17 asking God, the glorious Father of our Lord Jesus Christ, to give you spiritual wisdom* and insight so that you might grow in your knowledge of God. 18 I pray that your hearts will be flooded with light so that you can understand the confident hope he has given to those he called—his holy people who are his rich and glorious inheritance.*

19 I also pray that you will understand the incredible greatness of God’s power for us who believe him. This is the same mighty power 20 that raised Christ from the dead and seated him in the place of honor at God’s right hand in the heavenly realms. 21 Now he is far above any ruler or authority or power or leader or anything else—not only in this world but also in the world to come.

Ephesians 3:16–20 (NLT)

16 I pray that from his glorious, unlimited resources he will empower you with inner strength through his Spirit. 17 Then Christ will make his home in your hearts as you trust in him. Your roots will grow down into God’s love and keep you strong. 18 And may you have the power to understand, as all God’s people should, how wide, how long, how high, and how deep his love is. 19 May you experience the love of Christ, though it is too great to understand fully. Then you will be made complete with all the fullness of life and power that comes from God.

20 Now all glory to God, who is able, through his mighty power at work within us, to accomplish infinitely more than we might ask or think.

I will also keep praying it for you as it is currently helping me to keep Faith and Hope.


----------



## shunt2011 (Aug 6, 2019)

Sending prayers that it goes in your favor.  Stay strong!


----------



## Kari Howie (Aug 6, 2019)

I am so so sorry that you are going through this. I find great peace in reading the Bible, especially in times when I must walk through the valleys. May God grant you the peace that surpasses all understanding and if it pleases Him, may you be granted the fulfillment of your requests.


----------



## earlene (Aug 6, 2019)

I doubt I have any pull whatsoever, Carolyn.  But in spite of that fact, I continue to lend my voice to the many for you and your mother's peace and welfare.


----------



## IrishLass (Aug 6, 2019)

Praying to God, who is on the side of truth, to give wisdom and discernment to the presiding judge so that he or she is able to see right past your sister's lies and get straight to the truth of what's really going on, and that the verdict be decided on the truth, and that the wrongful order of protection which was based on lies, be rescinded. Amen!


IrishLass


----------



## szaza (Aug 8, 2019)

Good luck in court today! It sounds like a horrible situation, having to go to court over family matters.. I hope the judge will be wise and rule in your mother's best interest.


----------



## cmzaha (Aug 15, 2019)

Newest Update in case anyone has to get an Order Of Protection removed in a different state. I am now in the $20k dollar and it is still not resolved 100%. I just got my Attorney in Californias Bill for $16+ thousand and still have not received the bill from my AZ Attorney. My sister just taking my retirement to fight her C**P and I still have not seen mom. 

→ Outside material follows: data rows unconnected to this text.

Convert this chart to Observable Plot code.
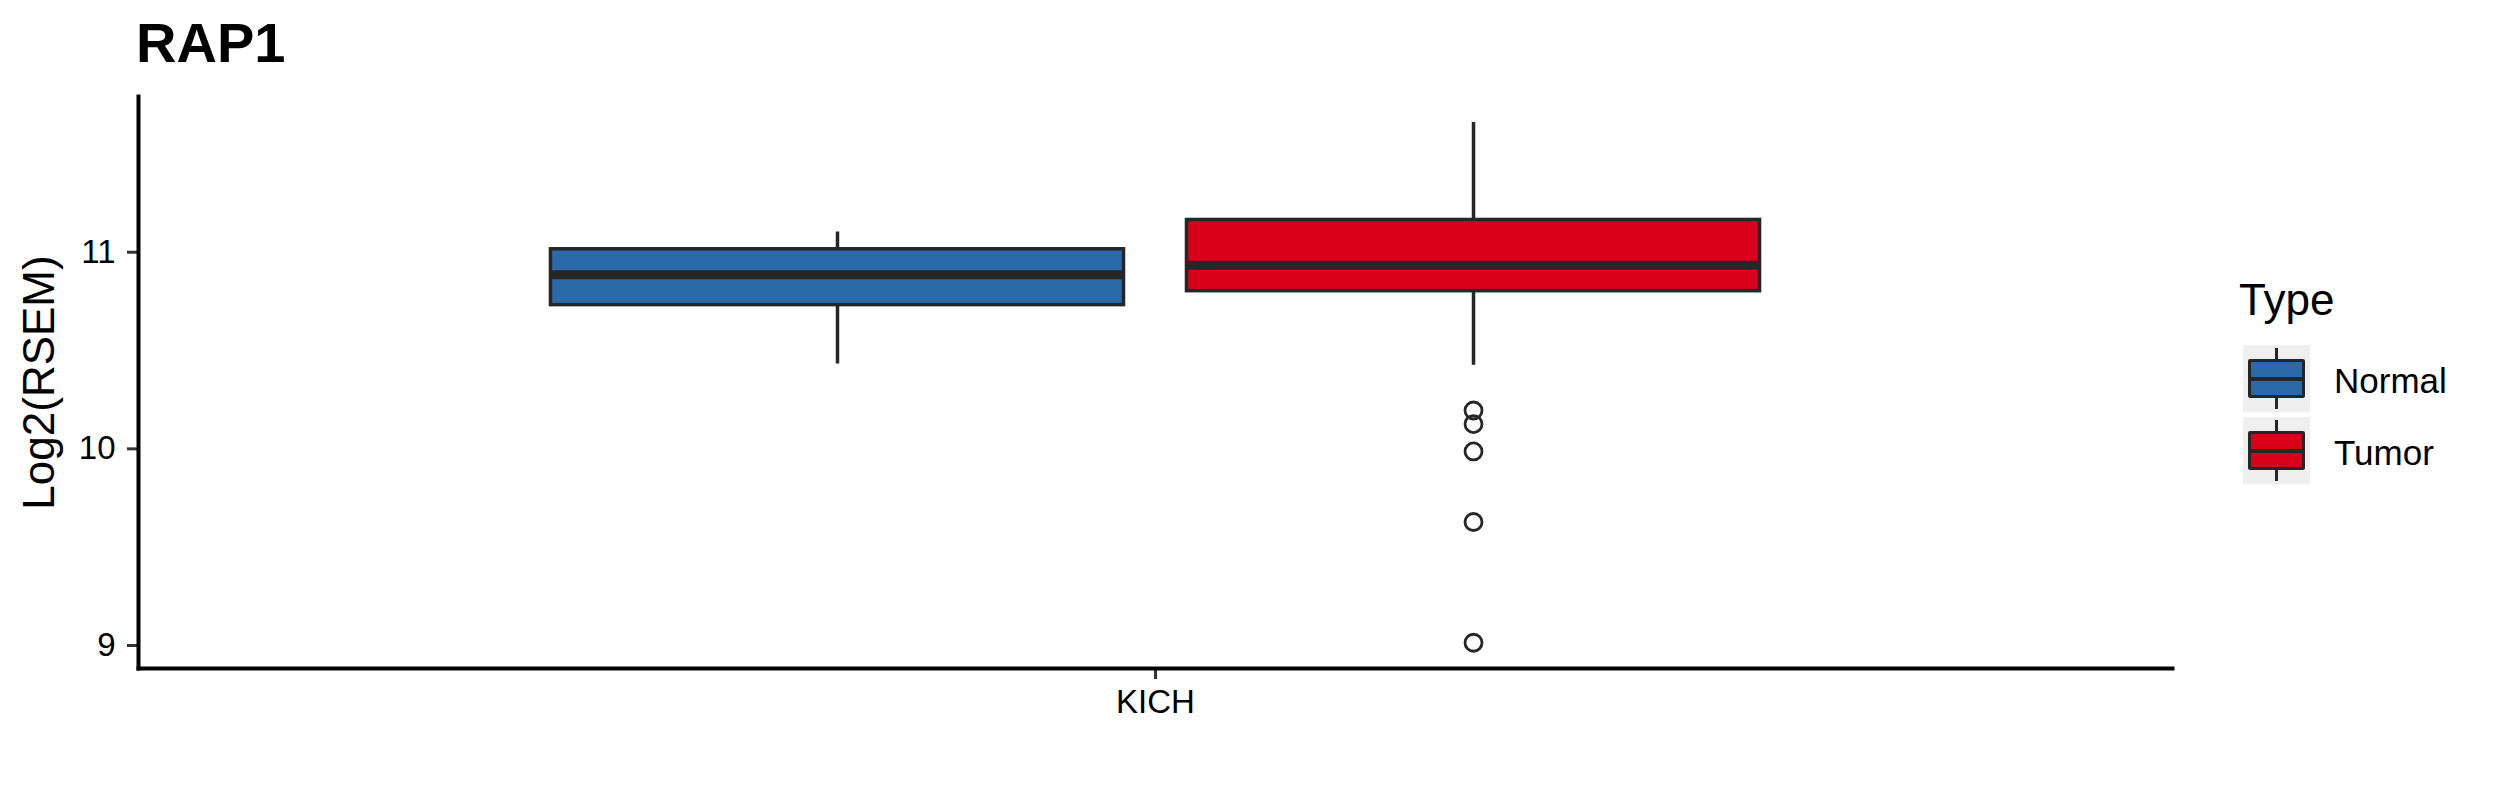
<!DOCTYPE html>
<html><head><meta charset="utf-8">
<script src="https://cdn.jsdelivr.net/npm/d3@7"></script>
<script src="https://cdn.jsdelivr.net/npm/@observablehq/plot@0.6"></script>
<style>
html,body{margin:0;padding:0;background:#fff;}
#wrap{position:relative;width:2499px;height:800px;overflow:hidden;font-family:"Liberation Sans",Arial,sans-serif;color:#000;background:#fff;}
#title{position:absolute;left:136px;top:15px;font-size:56px;line-height:56px;font-weight:bold;white-space:nowrap;}
#chart{position:absolute;left:0;top:80px;}
.legtitle{position:absolute;left:2239px;top:278px;font-size:44px;line-height:44px;white-space:nowrap;}
.key{position:absolute;left:2243px;width:67px;height:67px;background:#efefef;}
.whisk{position:absolute;left:32px;top:3px;width:3px;height:61px;background:#262626;}
.kbox{position:absolute;left:5px;width:57px;height:39px;top:14px;box-sizing:border-box;border:3px solid #262626;border-radius:2px;}
.kmed{position:absolute;left:0;right:0;top:15px;height:4px;background:#262626;}
.klab{position:absolute;left:2334px;font-size:35px;line-height:35px;white-space:nowrap;}
</style>
</head>
<body>
<div id="wrap">
  <div id="title"></div>
  <div id="chart"></div>
  <div id="legend"></div>
</div>
<script>
const gene = "RAP1";
const categories = ["KICH"];
const types = ["Normal", "Tumor"];
const typeColors = ["#2b6aa8", "#d9001a"];
const q1 = [10.731, 10.802];
const medians = [10.886, 10.934];
const q3 = [11.015, 11.164];
const whiskerLow = [10.432, 10.425];
const whiskerHigh = [11.103, 11.66];
const tumorOutliers = [10.195, 10.126, 9.987, 9.628, 9.014];
const yTicks = [9, 10, 11];
const yLabel = "Log2(RSEM)";
const legendTitle = "Type";

const stats = types.map((t, i) => ({cat: categories[0], type: t, q1: q1[i], med: medians[i], q3: q3[i], lo: whiskerLow[i], hi: whiskerHigh[i]}));
const outliers = tumorOutliers.map(v => ({cat: categories[0], type: "Tumor", value: v}));

document.getElementById("title").textContent = gene;

const ink = "#262626";
const chart = Plot.plot({
  width: 2200, height: 720,
  marginTop: 16, marginBottom: 132, marginLeft: 138, marginRight: 28,
  style: {fontFamily: '"Liberation Sans", Arial, sans-serif', fontSize: "33px", color: "#000", background: "#fff", overflow: "visible"},
  fx: {domain: categories, padding: 0, round: false, label: null},
  x: {domain: types, paddingInner: 0.099, paddingOuter: 0.6485, round: false, axis: null},
  y: {domain: [8.883, 11.792]},
  color: {domain: types, range: typeColors},
  marks: [
    Plot.ruleX(stats, {fx: "cat", x: "type", y1: "lo", y2: "hi", stroke: ink, strokeWidth: 3.5}),
    Plot.barY(stats, {fx: "cat", x: "type", y1: "q1", y2: "q3", fill: "type", stroke: ink, strokeWidth: 3.5, inset: 0}),
    Plot.tickY(stats, {fx: "cat", x: "type", y: "med", stroke: ink, strokeWidth: 9}),
    Plot.dot(outliers, {fx: "cat", x: "type", y: "value", r: 8.5, stroke: ink, strokeWidth: 2.8, fill: "none"}),
    Plot.axisY({ticks: yTicks, tickFormat: d3.format("d"), tickSize: 11, tickPadding: 12, strokeWidth: 3, stroke: "#333", fill: "#000", label: null, fontSize: 33}),
    Plot.axisY({ticks: [], tickSize: 0, label: yLabel, labelAnchor: "center", labelArrow: "none", labelOffset: 116, fontSize: 44, fill: "#000"}),
    Plot.axisFx({anchor: "bottom", tickSize: 11, tickPadding: 10, strokeWidth: 3, stroke: "#333", fill: "#000", label: null, fontSize: 33}),
    Plot.frame({anchor: "left", stroke: "#000", strokeWidth: 4}),
    Plot.frame({anchor: "bottom", stroke: "#000", strokeWidth: 4})
  ]
});
document.getElementById("chart").appendChild(chart);

const leg = document.getElementById("legend");
const lt = document.createElement("div");
lt.className = "legtitle"; lt.textContent = legendTitle; leg.appendChild(lt);
types.forEach((t, i) => {
  const top = 345 + i * 72;
  const key = document.createElement("div");
  key.className = "key"; key.style.top = top + "px";
  const w = document.createElement("div"); w.className = "whisk"; key.appendChild(w);
  const b = document.createElement("div"); b.className = "kbox"; b.style.background = typeColors[i];
  const m = document.createElement("div"); m.className = "kmed"; b.appendChild(m);
  key.appendChild(b);
  leg.appendChild(key);
  const lab = document.createElement("div");
  lab.className = "klab"; lab.style.top = (top + 18.4) + "px"; lab.textContent = t;
  leg.appendChild(lab);
});
</script>
</body></html>
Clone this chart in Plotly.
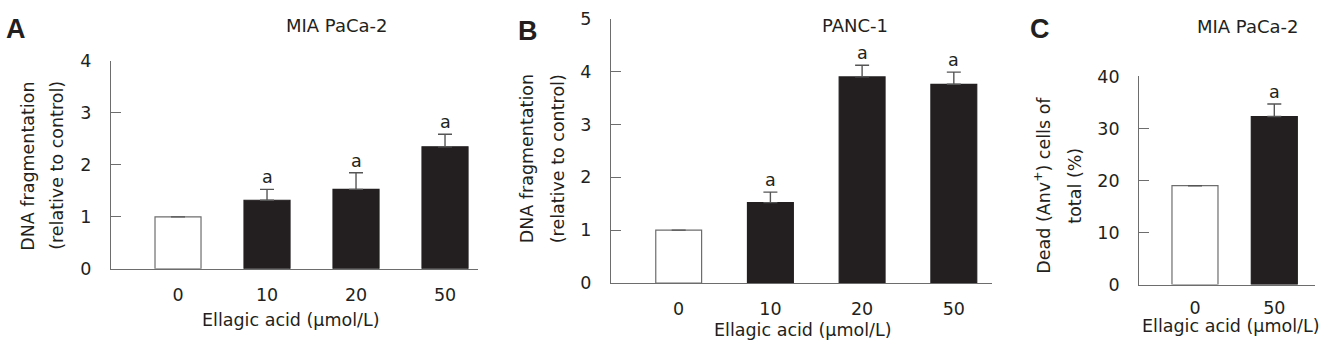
import plotly.graph_objects as go

# ---------------- data ----------------
a_doses = ["0", "10", "20", "50"]
a_values = [1.0, 1.32, 1.53, 2.35]
a_errors = [None, 0.21, 0.32, 0.24]
a_sig = ["", "a", "a", "a"]

b_doses = ["0", "10", "20", "50"]
b_values = [1.0, 1.52, 3.90, 3.76]
b_errors = [None, 0.20, 0.22, 0.23]
b_sig = ["", "a", "a", "a"]

c_doses = ["0", "50"]
c_values = [19.0, 32.3]
c_errors = [None, 2.4]
c_sig = ["", "a"]

W, H = 1328, 361
FONT = "DejaVu Sans"
TXT = "#231f20"
AX = "#6d6d6d"
BLACK = "#231f20"


def px(x):
    return x / W


def py(y):
    return 1 - y / H


panels = [
    dict(doses=a_doses, vals=a_values, errs=a_errors, sig=a_sig,
         xd=(111, 477.5), yd=(274, 54), xr=(-0.753, 3.365), yr=(0, 4), dt=1, bw=0.517, so=10),
    dict(doses=b_doses, vals=b_values, errs=b_errors, sig=b_sig,
         xd=(611, 991.7), yd=(289, 9.3), xr=(-0.738, 3.413), yr=(0, 5), dt=1, bw=0.50, so=10),
    dict(doses=c_doses, vals=c_values, errs=c_errors, sig=c_sig,
         xd=(1139.3, 1315), yd=(290.7, 70.3), xr=(-0.702, 1.513), yr=(0, 40), dt=10, bw=0.58, so=7),
]

fig = go.Figure()
layout = dict(
    width=W, height=H, margin=dict(l=0, r=0, t=0, b=0),
    paper_bgcolor="white", plot_bgcolor="white", showlegend=False,
    font=dict(family=FONT, size=17.5, color=TXT),
)
annotations = []

for i, p in enumerate(panels):
    n = i + 1
    xa = "x" if n == 1 else f"x{n}"
    ya = "y" if n == 1 else f"y{n}"
    colors = ["white" if j == 0 else BLACK for j in range(len(p["doses"]))]
    lines = [AX if j == 0 else BLACK for j in range(len(p["doses"]))]
    fig.add_trace(go.Bar(
        x=p["doses"], y=p["vals"], width=p["bw"],
        marker=dict(color=colors, line=dict(color=lines, width=1.2)),
        error_y=dict(type="data", symmetric=False, array=p["errs"],
                     arrayminus=[0] * len(p["vals"]),
                     color="#555555", thickness=1.4, width=7),
        xaxis=xa, yaxis=ya, hoverinfo="skip",
    ))
    for j, (v, e, s) in enumerate(zip(p["vals"], p["errs"], p["sig"])):
        if s:
            annotations.append(dict(
                x=j, y=v + (e or 0), xref=xa, yref=ya, text=s,
                showarrow=False, yanchor="middle", yshift=12,
                font=dict(family=FONT, size=17.5, color=TXT)))
    layout["xaxis" if n == 1 else f"xaxis{n}"] = dict(
        domain=[px(p["xd"][0]), px(p["xd"][1])], anchor=ya,
        type="category", range=list(p["xr"]),
        showline=True, linecolor=AX, linewidth=1.3,
        ticks="", showgrid=False, zeroline=False,
        ticklabelstandoff=p["so"], tickfont=dict(size=17.5),
    )
    layout["yaxis" if n == 1 else f"yaxis{n}"] = dict(
        domain=[py(p["yd"][0]), py(p["yd"][1])], anchor=xa,
        range=list(p["yr"]), dtick=p["dt"], tick0=0,
        showline=True, linecolor=AX, linewidth=1.3,
        ticks="inside", ticklen=10, tickcolor=AX, tickwidth=1.3,
        showgrid=False, zeroline=False,
        ticklabelstandoff=15, tickfont=dict(size=17.5),
    )

texts = [
    ("MIA PaCa-2", 337, 16, 0, 18),
    ("PANC-1", 855, 16, 0, 18),
    ("MIA PaCa-2", 1248, 17, 0, 18),
    ("Ellagic acid (\u03bcmol/L)", 291, 328, 0, 17.5),
    ("Ellagic acid (\u03bcmol/L)", 803, 339, 0, 17.5),
    ("Ellagic acid (\u03bcmol/L)", 1231, 335, 0, 17.5),
    ("DNA fragmentation", 28, 166, -90, 17.5),
    ("(relative to control)", 57, 165, -90, 17.5),
    ("DNA fragmentation", 527, 158, -90, 17.5),
    ("(relative to control)", 558, 158, -90, 17.5),
    ("Dead (Anv<sup>+</sup>) cells of", 1042, 186, -90, 17.5),
    ("total (%)", 1075, 186, -90, 17.5),
]
for t, x, y, ang, sz in texts:
    annotations.append(dict(
        text=t, x=px(x), y=py(y), xref="paper", yref="paper",
        xanchor="center", yanchor="middle", textangle=ang, showarrow=False,
        font=dict(family=FONT, size=sz, color=TXT)))

for t, x, y in [("A", 15.5, 20), ("B", 528, 22), ("C", 1040, 20)]:
    annotations.append(dict(
        text=f"<b>{t}</b>", x=px(x), y=py(y), xref="paper", yref="paper",
        xanchor="center", yanchor="middle", showarrow=False,
        font=dict(family="Liberation Sans", size=27, color=TXT)))

layout["annotations"] = annotations
fig.update_layout(**layout)
fig.write_html(
    "out.html",
    config={"displayModeBar": False},
    post_script="document.body.style.margin='0';document.body.style.padding='0';"
                "document.documentElement.style.overflow='hidden';",
)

The AZ Judge dismissed the Order of Protection with terms. Terms were to be I let Denise know I am coming over to see mom so she can leave the house since she is so afraid of me. Okay with me I want nothing to do with her. I am to text her and tell her I am coming over and she keeps denying me. So more Attorney fees.   Of course, the B**** would love to break me. 

I still have the issue if I want to go for a converatorship. Part of the expenses is the fact the attorney started the paperwork for all the filings and I backed up. So that part of the bill is on me. So this is my not so great update, other than the OOP is dismissed with terms, which she is not following. She has it in her sick mind it is a "Visitation Trial."


----------



## Obsidian (Aug 15, 2019)

Is she not getting in trouble for denying you your visitations?
What would happen if you told her you are coming and just showed up? 
You'd think that if you had the paperwork, the cops could make her leave as long as you gave her adequate notice.


----------



## Steve85569 (Aug 15, 2019)

Notify your "Sister" and the police that you are going to visit your mom. See what king of push back you get from the LEOs. If they are with you and the ruling/ law then have as pleasant a visit as you can as often as you can. You can use this ruling to push the B***h over the edge. Her sanity is beyond question.


----------



## Mobjack Bay (Aug 15, 2019)

This sounds like an awful, stressful mess and I’m sorry it is happening in your world.


----------



## cmzaha (Aug 15, 2019)

At this point, I want to comply with the Judge's orders, by sending her a text message so she leaves the house. This will help in the long run if I go for a converstorship showing I tried to comply and she refused. She is a very sick lady.


----------



## dibbles (Aug 15, 2019)

I've been hoping to hear you had a better outcome. A little progress is better than none. Still so sorry nothing is resolved and you have to continue to deal with this nightmare.


----------



## cmzaha (Aug 16, 2019)

Thankyou everyone. Hope no one else has to go through this.


----------



## shunt2011 (Aug 16, 2019)

Carolyn, I'm so very sorry you have to go through this.  Keeping you, your mom and family in my prayers.   Why does some family have to be so miserable.


----------



## scard (Aug 16, 2019)

I'm so sorry this is still dragging on for you Carolyn, I hope you get to see your mother soon.


----------



## Gaisy59 (Aug 18, 2019)

Karma will get her sweetie. Hang in there.


----------



## Marilyn Norgart (Aug 18, 2019)

well it really doesn't matter if she thinks its a trial visitation does it?  do it how the judge ordered you to do it--I suppose she has to let you know she got the text though? so that could be an issue


----------



## cmzaha (Aug 19, 2019)

The judge really did not order anything her dismissed the OP with terms, worked out between our attorneys. I went to see mom today and found out my sister has bought a Cadillac. Might not be a new one but it is new enough to still be pricey.  Interesting, when she has no money of her own. So I might have to go for the conservatorship, which I have been trying to avoid.


----------



## dibbles (Aug 19, 2019)

How is your mom?


----------



## Steve85569 (Aug 19, 2019)

Yes.
How IS your mom?


dibbles said:


> How is your mom?


----------



## Marilyn Norgart (Aug 19, 2019)

must have been nice to finally see your mom--hope she was ok


----------



## earlene (Aug 20, 2019)

Carolyn, I am happy to read you did at last see your mom.  How did it go?  I hope your mom was happy to see you and wasn't too conflicted by the animosity that she must notice.  This situation has to be very hard on your mother, as well.


----------